The authors extend diffusion-based planning to POMDPs with sparse rewards using memory. A heterogeneous approach based on cross-attention is adopted to incorporate memory, enabling an $O(L \log L + H^2)$ complexity instead of $O(L^2 + H^2)$ where $L$ is the memory length and $H$ is the planning horizon. More efficiency is achieved using inverse dynamics and latent-level planning for long horizons. Three POMDPs are proposed to test the proposal.

优点

Proposes a heterogeneous approach to modeling memory in diffusion-based planners for POMDPs.
Proposes three POMDPs to evaluate the proposed approach: Superimposed-MNIST, 2D Memory Maze (MM2d), and Blind Color Matching (BCM)
Compares different configurations of the proposed design against baselines along with some ablations.

缺点

The writing is rushed and a bit disconnected.
Contributions mainly take the form of the empirical results presented, comparing different configurations of known techniques, without new theoretical/algorithmic insights.
Given the status of the writing, it's difficult to appreciate the empirical results without significant effort - I'm reading the experiments section without fully understanding the methodology and I have to keep going back to the (rushed) prior sections.
I seems unlikely those serious issues with the presentation can be addressed without a major revision.

问题

Presentation

Abstract
- Needs a few iterations to improve focus.
- Didn't seem relevant to mention how humans use long-term memory or meta-learning.

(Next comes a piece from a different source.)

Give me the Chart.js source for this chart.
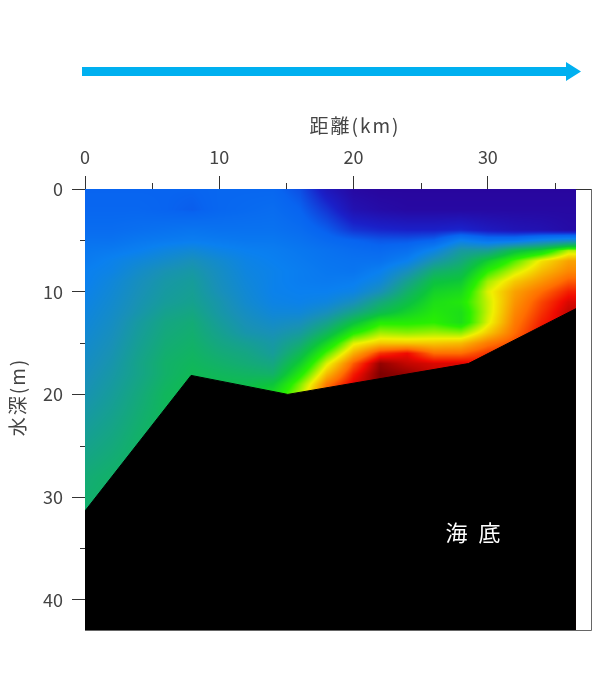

It seems there was no further elaboration on those themes later in the paper.
- Both "Diffusers" and "diffusion-based planning models" are used. Prefer the latter.
- It's not clear what "conventional Diffuser models" refer to, and the claim that they "often memorize specific environments" was not justified in the main text (correct me if I'm wrong - L255 was relevant, but doesn't discuss this specific claim). Is this claim necessary for the abstract?
- Last two sentences seem to trail off rather than stating the main contributions clearly.
S1 - Introduction
- First sentence is a bit problematic as a very broad statement. Please consider revising.
  - The notions of "effectively" and "memorize" were not defined.
  - Last sentence in 1st paragraph says "leveraging past experiences" which is more general than "memorize", so prefer the former.
- L74: The wording here is confusing "performs well in tasks requiring complex reasoning .. struggled with more complex planning tasks". Please rewrite for clarity.
S3 - Memorize to plan
- Recommend to lead with an introductory sentence. The first line in S3.1 seems suitable.
- L153: writing gets a bit rough. Please rewrite.
- Please surface sparse rewards in the introduction as the main focus; it was only mentioned in passing on L036 vs L161.
- L185: please explain how truncating the trajectory is performed given the sparse reward situation.
- L189: please introduce homogeneous vs heterogeneous memory architectures. The current writing assumes the reader is already familiar with those notions. It would help to also cite examples of each approach.
- L208: where is $\beta$ ?
- L209-210: This seems more like a footnote since Superimposed-MNIST is yet to be introduced.
- L222: please qualify and justify the claim that using adjacent frames only in POMDPs is unreliable.
S5 - Experiments
- L352: Is there an appendix with this ablation study?
- Some tables and/or figures were not referenced in the main text. Please fix.

Nitpicking

L159-160 + L253 and elsewhere: please use the correct citation style.
L220: What is Tedrake? Is this a misformatted citation?
L242: Missing citation

撤稿通知

2024-11-26

I have read and agree with the venue's withdrawal policy on behalf of myself and my co-authors.